Dataset content:
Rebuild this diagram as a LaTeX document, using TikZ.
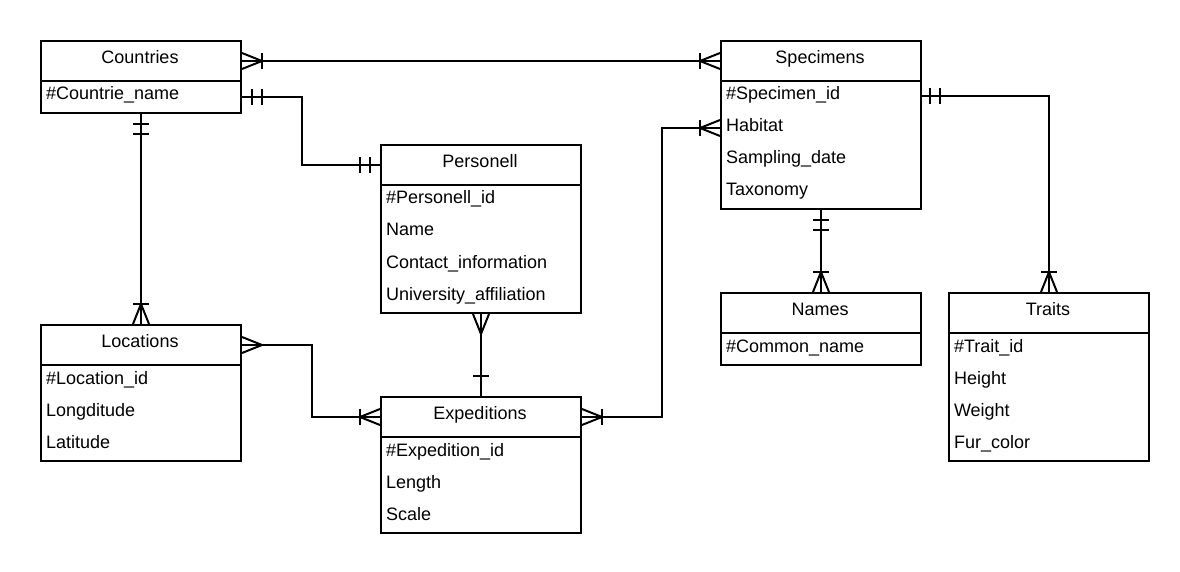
\documentclass[tikz,border=0pt]{standalone}
\usepackage{fontspec}
\setmainfont{Liberation Sans}
\begin{document}
\begin{tikzpicture}[x=1pt,y=1pt,
  line width=2pt, line join=miter,
  header/.style={draw, minimum width=200pt, minimum height=40pt, inner sep=0pt, anchor=north west},
  body/.style={draw, minimum width=200pt, inner sep=0pt, anchor=north west},
  title/.style={font=\fontsize{18}{20}\selectfont, anchor=base, inner sep=0pt},
  field/.style={font=\fontsize{18}{20}\selectfont, anchor=base west, inner sep=0pt},
  rel/.style={line width=2pt},
  many/.pic={\draw[rel] (0,8) -- (20,0) -- (0,-8);},
  onemany/.pic={\draw[rel] (0,8) -- (20,0) -- (0,-8); \draw[rel] (20,8) -- (20,-8);},
  mandone/.pic={\draw[rel] (10,8) -- (10,-8); \draw[rel] (20,8) -- (20,-8);},
  justone/.pic={\draw[rel] (20,8) -- (20,-8);}
]
\useasboundingbox (0,0) rectangle (1180,-572);

% ---------- entities ----------
% Countries
\node[header] (countries) at (40,-40) {};
\node[body, minimum height=32pt] (countriesB) at (40,-80) {};
\node[title] at (140,-63.5) {Countries};
\node[field] at (45,-100) {\#Countrie\_name};

% Specimens
\node[header] (specimens) at (720,-40) {};
\node[body, minimum height=128pt] (specimensB) at (720,-80) {};
\node[title] at (820,-63.5) {Specimens};
\node[field] at (725,-100) {\#Specimen\_id};
\node[field] at (725,-132) {Habitat};
\node[field] at (725,-164) {Sampling\_date};
\node[field] at (725,-196) {Taxonomy};
\coordinate (habitat) at (720,-128);
\coordinate (specimenid) at (920,-96);

% Personell
\node[header] (personell) at (380,-144) {};
\node[body, minimum height=128pt] (personellB) at (380,-184) {};
\node[title] at (480,-167.5) {Personell};
\node[field] at (385,-204) {\#Personell\_id};
\node[field] at (385,-236) {Name};
\node[field] at (385,-268) {Contact\_information};
\node[field] at (385,-300) {University\_affiliation};

% Locations
\node[header] (locations) at (40,-324) {};
\node[body, minimum height=96pt] (locationsB) at (40,-364) {};
\node[title] at (140,-347.5) {Locations};
\node[field] at (45,-384) {\#Location\_id};
\node[field] at (45,-416) {Longditude};
\node[field] at (45,-448) {Latitude};

% Expeditions
\node[header] (expeditions) at (380,-396) {};
\node[body, minimum height=96pt] (expeditionsB) at (380,-436) {};
\node[title] at (480,-419.5) {Expeditions};
\node[field] at (385,-456) {\#Expedition\_id};
\node[field] at (385,-488) {Length};
\node[field] at (385,-520) {Scale};

% Names
\node[header] (names) at (720,-292) {};
\node[body, minimum height=32pt] (namesB) at (720,-332) {};
\node[title] at (820,-315.5) {Names};
\node[field] at (725,-352) {\#Common\_name};

% Traits
\node[header] (traits) at (948,-292) {};
\node[body, minimum height=128pt] (traitsB) at (948,-332) {};
\node[title] at (1048,-315.5) {Traits};
\node[field] at (953,-352) {\#Trait\_id};
\node[field] at (953,-384) {Height};
\node[field] at (953,-416) {Weight};
\node[field] at (953,-448) {Fur\_color};

% ---------- relationships ----------
% Countries -- Specimens
\draw[rel] (countries.east) -- (specimens.west);
\pic at (countries.east) {onemany};
\pic[rotate=180] at (specimens.west) {onemany};

% Countries -- Personell
\draw[rel] (countriesB.east) -- ++(60,0) |- (personell.west);
\pic at (countriesB.east) {mandone};
\pic[rotate=180] at (personell.west) {mandone};

% Countries -- Locations
\draw[rel] (countriesB.south) -- (locations.north);
\pic[rotate=-90] at (countriesB.south) {mandone};
\pic[rotate=90] at (locations.north) {onemany};

% Locations -- Expeditions
\draw[rel] (locations.east) -- ++(70,0) |- (expeditions.west);
\pic at (locations.east) {many};
\pic[rotate=180] at (expeditions.west) {onemany};

% Personell -- Expeditions
\draw[rel] (personellB.south) -- (expeditions.north);
\pic[rotate=-90] at (personellB.south) {many};
\pic[rotate=90] at (expeditions.north) {justone};

% Expeditions -- Specimens
\draw[rel] (expeditions.east) -- ++(80,0) |- (habitat);
\pic at (expeditions.east) {onemany};
\pic[rotate=180] at (habitat) {onemany};

% Specimens -- Names
\draw[rel] (specimensB.south) -- (names.north);
\pic[rotate=-90] at (specimensB.south) {mandone};
\pic[rotate=90] at (names.north) {onemany};

% Specimens -- Traits
\draw[rel] (specimenid) -| (traits.north);
\pic at (specimenid) {mandone};
\pic[rotate=90] at (traits.north) {onemany};
\end{tikzpicture}
\end{document}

Exercise goal:
Copy the listing over exactly, skipping the pictures it holds.

Response:
Rebuild this diagram as a LaTeX document, using TikZ.
\documentclass[tikz,border=0pt]{standalone}
\usepackage{fontspec}
\setmainfont{Liberation Sans}
\begin{document}
\begin{tikzpicture}[x=1pt,y=1pt,
  line width=2pt, line join=miter,
  header/.style={draw, minimum width=200pt, minimum height=40pt, inner sep=0pt, anchor=north west},
  body/.style={draw, minimum width=200pt, inner sep=0pt, anchor=north west},
  title/.style={font=\fontsize{18}{20}\selectfont, anchor=base, inner sep=0pt},
  field/.style={font=\fontsize{18}{20}\selectfont, anchor=base west, inner sep=0pt},
  rel/.style={line width=2pt},
  many/.pic={\draw[rel] (0,8) -- (20,0) -- (0,-8);},
  onemany/.pic={\draw[rel] (0,8) -- (20,0) -- (0,-8); \draw[rel] (20,8) -- (20,-8);},
  mandone/.pic={\draw[rel] (10,8) -- (10,-8); \draw[rel] (20,8) -- (20,-8);},
  justone/.pic={\draw[rel] (20,8) -- (20,-8);}
]
\useasboundingbox (0,0) rectangle (1180,-572);

% ---------- entities ----------
% Countries
\node[header] (countries) at (40,-40) {};
\node[body, minimum height=32pt] (countriesB) at (40,-80) {};
\node[title] at (140,-63.5) {Countries};
\node[field] at (45,-100) {\#Countrie\_name};

% Specimens
\node[header] (specimens) at (720,-40) {};
\node[body, minimum height=128pt] (specimensB) at (720,-80) {};
\node[title] at (820,-63.5) {Specimens};
\node[field] at (725,-100) {\#Specimen\_id};
\node[field] at (725,-132) {Habitat};
\node[field] at (725,-164) {Sampling\_date};
\node[field] at (725,-196) {Taxonomy};
\coordinate (habitat) at (720,-128);
\coordinate (specimenid) at (920,-96);

% Personell
\node[header] (personell) at (380,-144) {};
\node[body, minimum height=128pt] (personellB) at (380,-184) {};
\node[title] at (480,-167.5) {Personell};
\node[field] at (385,-204) {\#Personell\_id};
\node[field] at (385,-236) {Name};
\node[field] at (385,-268) {Contact\_information};
\node[field] at (385,-300) {University\_affiliation};

% Locations
\node[header] (locations) at (40,-324) {};
\node[body, minimum height=96pt] (locationsB) at (40,-364) {};
\node[title] at (140,-347.5) {Locations};
\node[field] at (45,-384) {\#Location\_id};
\node[field] at (45,-416) {Longditude};
\node[field] at (45,-448) {Latitude};

% Expeditions
\node[header] (expeditions) at (380,-396) {};
\node[body, minimum height=96pt] (expeditionsB) at (380,-436) {};
\node[title] at (480,-419.5) {Expeditions};
\node[field] at (385,-456) {\#Expedition\_id};
\node[field] at (385,-488) {Length};
\node[field] at (385,-520) {Scale};

% Names
\node[header] (names) at (720,-292) {};
\node[body, minimum height=32pt] (namesB) at (720,-332) {};
\node[title] at (820,-315.5) {Names};
\node[field] at (725,-352) {\#Common\_name};

% Traits
\node[header] (traits) at (948,-292) {};
\node[body, minimum height=128pt] (traitsB) at (948,-332) {};
\node[title] at (1048,-315.5) {Traits};
\node[field] at (953,-352) {\#Trait\_id};
\node[field] at (953,-384) {Height};
\node[field] at (953,-416) {Weight};
\node[field] at (953,-448) {Fur\_color};

% ---------- relationships ----------
% Countries -- Specimens
\draw[rel] (countries.east) -- (specimens.west);
\pic at (countries.east) {onemany};
\pic[rotate=180] at (specimens.west) {onemany};

% Countries -- Personell
\draw[rel] (countriesB.east) -- ++(60,0) |- (personell.west);
\pic at (countriesB.east) {mandone};
\pic[rotate=180] at (personell.west) {mandone};

% Countries -- Locations
\draw[rel] (countriesB.south) -- (locations.north);
\pic[rotate=-90] at (countriesB.south) {mandone};
\pic[rotate=90] at (locations.north) {onemany};

% Locations -- Expeditions
\draw[rel] (locations.east) -- ++(70,0) |- (expeditions.west);
\pic at (locations.east) {many};
\pic[rotate=180] at (expeditions.west) {onemany};

% Personell -- Expeditions
\draw[rel] (personellB.south) -- (expeditions.north);
\pic[rotate=-90] at (personellB.south) {many};
\pic[rotate=90] at (expeditions.north) {justone};

% Expeditions -- Specimens
\draw[rel] (expeditions.east) -- ++(80,0) |- (habitat);
\pic at (expeditions.east) {onemany};
\pic[rotate=180] at (habitat) {onemany};

% Specimens -- Names
\draw[rel] (specimensB.south) -- (names.north);
\pic[rotate=-90] at (specimensB.south) {mandone};
\pic[rotate=90] at (names.north) {onemany};

% Specimens -- Traits
\draw[rel] (specimenid) -| (traits.north);
\pic at (specimenid) {mandone};
\pic[rotate=90] at (traits.north) {onemany};
\end{tikzpicture}
\end{document}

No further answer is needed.